=== Work to complete ===
Find every line with the word "this" and give their count, nothing else.

=== Records shown ===
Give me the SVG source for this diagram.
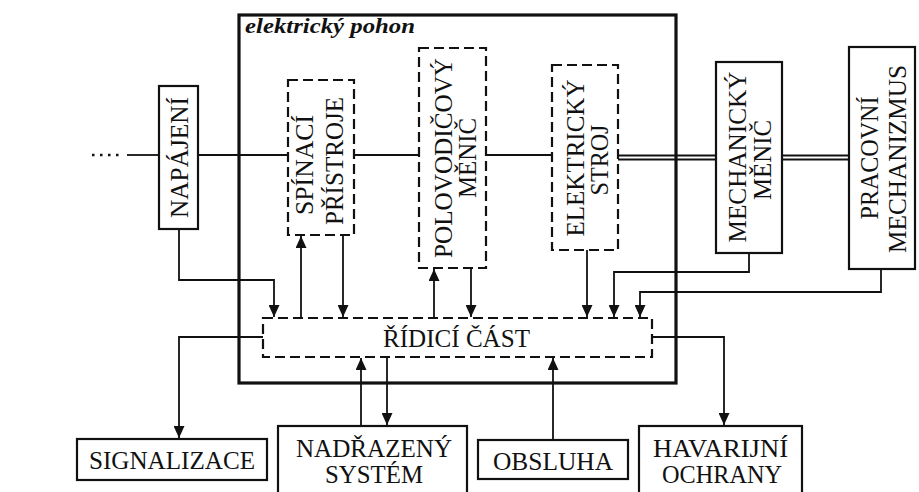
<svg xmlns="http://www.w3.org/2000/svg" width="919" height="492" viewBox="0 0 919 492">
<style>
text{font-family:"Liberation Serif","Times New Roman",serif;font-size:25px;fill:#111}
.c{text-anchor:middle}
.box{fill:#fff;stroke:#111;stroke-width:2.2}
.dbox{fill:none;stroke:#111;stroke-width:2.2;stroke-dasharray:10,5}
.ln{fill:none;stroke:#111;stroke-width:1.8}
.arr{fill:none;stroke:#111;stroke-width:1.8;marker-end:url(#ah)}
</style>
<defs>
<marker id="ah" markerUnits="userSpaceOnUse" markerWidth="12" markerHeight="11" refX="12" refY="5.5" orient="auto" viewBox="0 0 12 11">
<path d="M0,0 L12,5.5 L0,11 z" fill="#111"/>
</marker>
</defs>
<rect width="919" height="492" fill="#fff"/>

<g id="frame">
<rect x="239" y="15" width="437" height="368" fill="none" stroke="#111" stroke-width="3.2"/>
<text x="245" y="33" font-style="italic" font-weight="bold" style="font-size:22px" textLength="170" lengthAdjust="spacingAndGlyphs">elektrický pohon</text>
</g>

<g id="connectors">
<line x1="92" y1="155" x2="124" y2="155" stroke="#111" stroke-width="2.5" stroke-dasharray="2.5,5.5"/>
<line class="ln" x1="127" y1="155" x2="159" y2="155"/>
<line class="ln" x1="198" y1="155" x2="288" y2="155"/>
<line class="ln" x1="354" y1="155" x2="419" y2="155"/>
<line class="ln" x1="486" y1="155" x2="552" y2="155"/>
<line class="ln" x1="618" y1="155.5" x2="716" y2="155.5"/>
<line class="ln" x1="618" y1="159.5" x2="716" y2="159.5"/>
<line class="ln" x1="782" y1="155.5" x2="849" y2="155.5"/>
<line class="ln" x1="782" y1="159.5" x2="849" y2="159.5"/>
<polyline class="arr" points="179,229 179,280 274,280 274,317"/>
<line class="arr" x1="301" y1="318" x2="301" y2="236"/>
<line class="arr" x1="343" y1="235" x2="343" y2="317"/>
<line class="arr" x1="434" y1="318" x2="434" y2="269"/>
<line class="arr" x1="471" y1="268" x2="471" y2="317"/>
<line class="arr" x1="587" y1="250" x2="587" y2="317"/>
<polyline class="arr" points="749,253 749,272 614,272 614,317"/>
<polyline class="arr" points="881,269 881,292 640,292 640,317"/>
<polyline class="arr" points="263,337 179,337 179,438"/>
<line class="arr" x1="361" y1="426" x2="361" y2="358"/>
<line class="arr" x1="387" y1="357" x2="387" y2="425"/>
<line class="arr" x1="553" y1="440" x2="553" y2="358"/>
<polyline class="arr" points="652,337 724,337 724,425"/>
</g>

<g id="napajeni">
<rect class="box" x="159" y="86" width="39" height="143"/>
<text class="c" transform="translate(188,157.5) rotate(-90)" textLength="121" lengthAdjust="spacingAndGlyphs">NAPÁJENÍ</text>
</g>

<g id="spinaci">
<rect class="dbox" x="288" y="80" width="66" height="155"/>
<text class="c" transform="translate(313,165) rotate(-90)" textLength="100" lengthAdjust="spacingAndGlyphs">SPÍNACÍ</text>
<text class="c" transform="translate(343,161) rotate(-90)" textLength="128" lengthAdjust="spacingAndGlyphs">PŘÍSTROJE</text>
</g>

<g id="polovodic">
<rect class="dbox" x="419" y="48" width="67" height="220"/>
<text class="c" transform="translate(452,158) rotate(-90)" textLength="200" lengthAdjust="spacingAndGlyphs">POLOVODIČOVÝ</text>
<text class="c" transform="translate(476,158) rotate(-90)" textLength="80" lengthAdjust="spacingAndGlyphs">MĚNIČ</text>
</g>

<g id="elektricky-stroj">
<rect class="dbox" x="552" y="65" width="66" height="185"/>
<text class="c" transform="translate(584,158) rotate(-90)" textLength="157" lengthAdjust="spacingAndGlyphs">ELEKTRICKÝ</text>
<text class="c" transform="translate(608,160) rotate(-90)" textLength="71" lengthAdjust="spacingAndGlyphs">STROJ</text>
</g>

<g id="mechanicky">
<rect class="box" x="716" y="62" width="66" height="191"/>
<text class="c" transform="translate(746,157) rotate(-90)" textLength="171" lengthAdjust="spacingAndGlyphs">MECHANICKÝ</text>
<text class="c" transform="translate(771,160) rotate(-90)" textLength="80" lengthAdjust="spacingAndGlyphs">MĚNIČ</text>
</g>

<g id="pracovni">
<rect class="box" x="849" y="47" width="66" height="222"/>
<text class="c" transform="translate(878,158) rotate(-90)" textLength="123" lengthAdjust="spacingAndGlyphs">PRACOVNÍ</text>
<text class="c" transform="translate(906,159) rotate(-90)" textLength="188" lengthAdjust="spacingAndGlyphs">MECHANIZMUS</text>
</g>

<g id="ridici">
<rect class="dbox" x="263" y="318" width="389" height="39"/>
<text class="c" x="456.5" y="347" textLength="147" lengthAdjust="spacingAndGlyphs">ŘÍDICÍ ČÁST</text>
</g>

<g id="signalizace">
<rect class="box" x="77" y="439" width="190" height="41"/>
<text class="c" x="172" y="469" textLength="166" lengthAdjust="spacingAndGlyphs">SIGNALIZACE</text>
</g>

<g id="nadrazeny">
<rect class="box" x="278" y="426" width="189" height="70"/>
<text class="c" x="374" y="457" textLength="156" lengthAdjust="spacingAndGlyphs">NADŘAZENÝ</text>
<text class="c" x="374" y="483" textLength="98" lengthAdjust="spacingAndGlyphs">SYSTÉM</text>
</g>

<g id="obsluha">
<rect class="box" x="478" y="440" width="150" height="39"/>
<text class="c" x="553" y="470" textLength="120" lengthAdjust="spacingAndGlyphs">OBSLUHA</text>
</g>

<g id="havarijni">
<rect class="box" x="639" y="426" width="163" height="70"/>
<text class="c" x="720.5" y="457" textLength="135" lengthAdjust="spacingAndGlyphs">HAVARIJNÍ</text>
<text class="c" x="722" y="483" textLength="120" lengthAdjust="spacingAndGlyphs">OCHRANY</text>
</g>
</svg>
...
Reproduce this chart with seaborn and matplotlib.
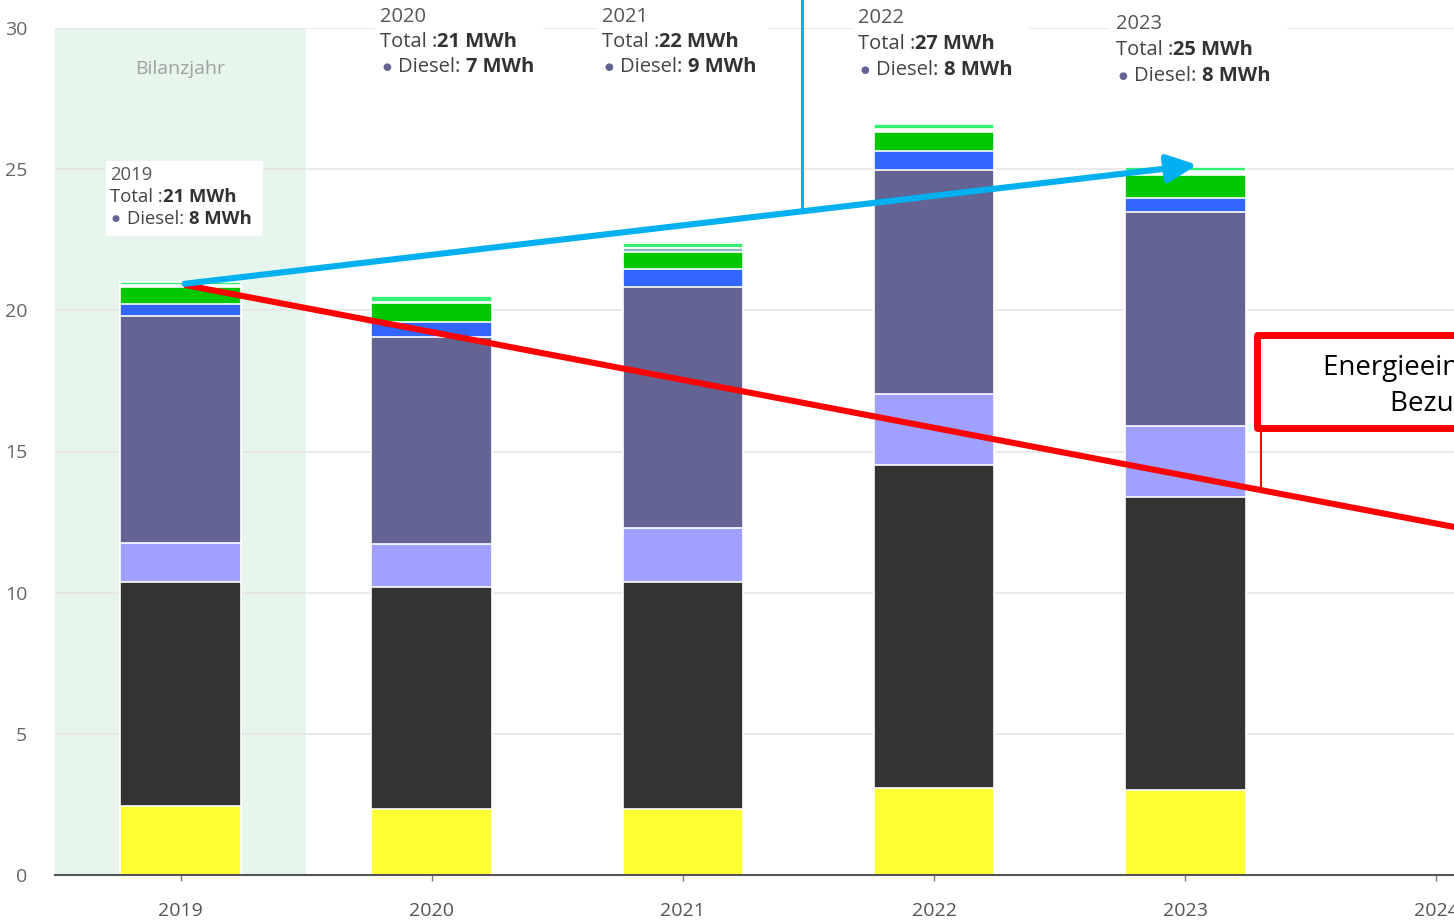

=== Expected output ===
2